Police will ring every doorbell and use helicopters with heat-sensing cameras to make sure nobody is in the area before they diffuse the bomb, and anyone who refuses to leave would be forcibly removed.
Bomb technicians had been scheduled to begin work shortly after noon (1000 GMT), but the fire department said there were delays as some people refused to leave.
Authorities in recent days have evacuated residents of nursing homes and hospital patients from the area ahead of today's planned disposal efforts. In Frankfurt, some 60,000 were ordered to leave a 1-mile radius around the site where a 1.8-ton British bomb was to be disposed of Sunday.
The evacuation area includes Germany's central bank which houses half the country's gold reserves.
A steady flow of people filed into a temporary shelter at Frankfurt's trade fair site, with bananas and beverages on offer.
Officials have moved quickly to safely dispose of the bomb, amid concerns that an uncontrolled explosion would destroy an entire block of buildings.
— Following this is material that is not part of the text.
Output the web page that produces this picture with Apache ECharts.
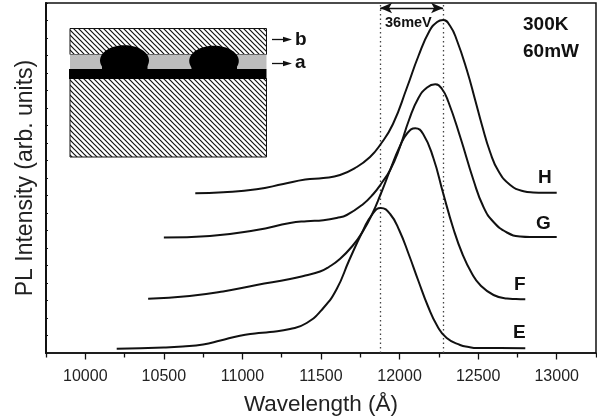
<!DOCTYPE html>
<html><head><meta charset="utf-8">
<style>html,body{margin:0;padding:0;background:#fff}#c{width:597px;height:420px}</style>
<script src="https://cdn.jsdelivr.net/npm/echarts@6/dist/echarts.min.js"></script>
</head><body><div id="c"></div>
<script>
const xMajor=[10000,10500,11000,11500,12000,12500,13000];
const xMinor=[9750,10250,10750,11250,11750,12250,12750,13250];
const peakMarks=[11876,12277];
const eX=[10200,10500,10620,10750,10860,10984,11080,11175,11303,11409,11515,11600,11680,11769,11823,11880,11940,12000,12060,12120,12180,12240,12300,12385,12440,12491,12640,12800];
const eY=[4.3,5.5,6.5,8.5,12.5,17.3,19.5,21,24,30,45,64,93,123,138,145,139,122,98,72,47,27,15,8,6,5,5,4.7];
const fX=[10400,10664,10877,11090,11303,11400,11494,11550,11620,11700,11768,11823,11880,11940,12000,12050,12100,12150,12215,12277,12341,12400,12462,12513,12598,12683,12740,12800];
const fY=[54.3,57,61.5,68,74,77.5,81.5,86,94,107,122,138,159,183,206,220,224.7,219,195,160,125,99,79,68,58,54.5,54,53.7];
const gX=[10500,10793,11090,11303,11409,11515,11600,11664,11769,11833,11886,11940,12000,12060,12120,12175,12227,12270,12311,12386,12470,12534,12598,12683,12768,12830,12895,13000];
const gY=[115.5,117,123,130,131.8,132.8,135,138,149,159,170,183,205,233,255,265.5,268.7,264,251,216,173,146,131,120.5,116.5,116,116,116];
const hX=[10700,10878,11090,11260,11400,11515,11621,11728,11812,11876,11958,12046,12120,12190,12239,12277,12322,12364,12428,12481,12524,12576,12629,12704,12789,12850,12920,13000];
const hY=[159.7,160.7,163.7,169,173.5,175,178,186,196,208,229,265,297,322,331,333,327,313,283,253,228,201,182,168,161.8,160.6,160.3,160.3];
const FONT='"Liberation Sans", Arial, sans-serif', INK='#111';

const pat=document.createElement('canvas');pat.width=5;pat.height=5;
(function(){const c=pat.getContext('2d');c.fillStyle='#fff';c.fillRect(0,0,5,5);c.strokeStyle='#111';c.lineWidth=1.2;
 c.beginPath();[[-1,-1,6,6],[-6,-1,1,6],[4,-1,11,6]].forEach(s=>{c.moveTo(s[0],s[1]);c.lineTo(s[2],s[3]);});c.stroke();})();
const hatch={image:pat,repeat:'repeat'};

function pairs(x,y){return x.map((v,i)=>[v,y[i]]);}
function curve(name,x,y,extra){return Object.assign({name,type:'line',data:pairs(x,y),smooth:0.5,showSymbol:false,symbol:'none',
  lineStyle:{color:INK,width:2},z:5,silent:true},extra||{});}
function txt(text,x,y,size,w){return {type:'text',x,y,z:20,style:{text,fill:INK,font:(w||'bold')+' '+size+'px '+FONT,textVerticalAlign:'middle',textBaseline:'middle'}};}
function arrow(y){return [
  {type:'line',z:20,shape:{x1:272,y1:y,x2:285,y2:y},style:{stroke:INK,lineWidth:1.3}},
  {type:'polygon',z:20,shape:{points:[[283,y-2.8],[292,y],[283,y+2.8]]},style:{fill:INK}}];}

const chart=echarts.init(document.getElementById('c'),null,{renderer:'canvas'});
chart.setOption({
 animation:false,backgroundColor:'#fff',
 grid:{left:46,right:1,top:3,height:350,show:true,borderColor:INK,borderWidth:1.5,backgroundColor:'transparent',outerBoundsMode:'none'},
 xAxis:[{type:'value',min:9750,max:13250,position:'bottom',splitLine:{show:false},
   axisLine:{lineStyle:{color:INK,width:1.5}},
   axisTick:{length:6.5,customValues:xMajor,lineStyle:{color:INK,width:1.3}},
   axisLabel:{customValues:xMajor,color:'#222',fontFamily:FONT,fontSize:16,margin:16,formatter:v=>String(v)},
   name:'Wavelength (Å)',nameLocation:'middle',nameGap:40,nameTextStyle:{color:'#222',fontFamily:FONT,fontSize:22.5}},
  {type:'value',min:9750,max:13250,position:'bottom',splitLine:{show:false},
   axisLine:{show:false},axisTick:{length:4.5,customValues:xMinor,lineStyle:{color:INK,width:1.3}},axisLabel:{show:false}}],
 yAxis:{type:'value',min:0,max:350,interval:17.5,splitLine:{show:false},
   axisLine:{lineStyle:{color:INK,width:2}},axisTick:{inside:true,length:2,lineStyle:{color:INK,width:1}},axisLabel:{show:false},
   name:'PL Intensity (arb. units)',nameLocation:'middle',nameGap:9,nameTextStyle:{color:'#222',fontFamily:FONT,fontSize:23}},
 series:[
  curve('E',eX,eY,{markLine:{silent:true,symbol:'none',label:{show:false},animation:false,
     lineStyle:{color:'#444',type:[1.5,3],width:1.3},data:peakMarks.map(v=>({xAxis:v}))}}),
  curve('F',fX,fY),curve('G',gX,gY),
  curve('H',hX,hY,{markLine:{silent:true,symbol:['arrow','arrow'],symbolSize:[8,12],label:{show:false},animation:false,
     lineStyle:{color:INK,type:'solid',width:1.3},
     data:[[{coord:[peakMarks[0],345]},{coord:[peakMarks[1],345]}]]}})
 ],
 graphic:[
  {type:'rect',z:10,shape:{x:70,y:28.5,width:196.5,height:26},style:{fill:hatch,stroke:INK,lineWidth:1}},
  {type:'rect',z:10,shape:{x:70,y:78.5,width:196.5,height:78.5},style:{fill:hatch,stroke:INK,lineWidth:1}},
  {type:'rect',z:11,shape:{x:70,y:54.5,width:196.5,height:14.5},style:{fill:'#bdbdbd',stroke:null}},
  {type:'rect',z:12,shape:{x:69,y:69,width:197.5,height:10},style:{fill:'#000'}},
  {type:'ellipse',z:12,shape:{cx:124.5,cy:60.5,rx:24.5,ry:15.2},style:{fill:'#000'}},
  {type:'rect',z:12,shape:{x:102,y:62,width:45.5,height:8},style:{fill:'#000'}},
  {type:'ellipse',z:12,shape:{cx:214,cy:61,rx:24.8,ry:15.2},style:{fill:'#000'}},
  {type:'rect',z:12,shape:{x:191.5,y:62,width:45.5,height:8},style:{fill:'#000'}},
  ...arrow(39.5),...arrow(63.5),
  txt('b',295,40,19),txt('a',295,63,19),
  txt('36meV',385,23,14.5),
  txt('300K',523,25,19),txt('60mW',523,52,19),
  txt('H',538,178,19),txt('G',536,224,19),txt('F',514,285,19),txt('E',513,333,19)
 ]
});
</script></body></html>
More than 2,000 tonnes of live bombs and munitions are found each year in Germany, even under buildings. Allied forces carried out a heavy bombing campaign, and between 10 per cent and 30 per cent of the bombs that were dropped did not explode.
The Sunday evacuation is the largest seen in Germany since the war.
Roads and transport systems will also be closed, and air traffic in the evacuation zone may be affected.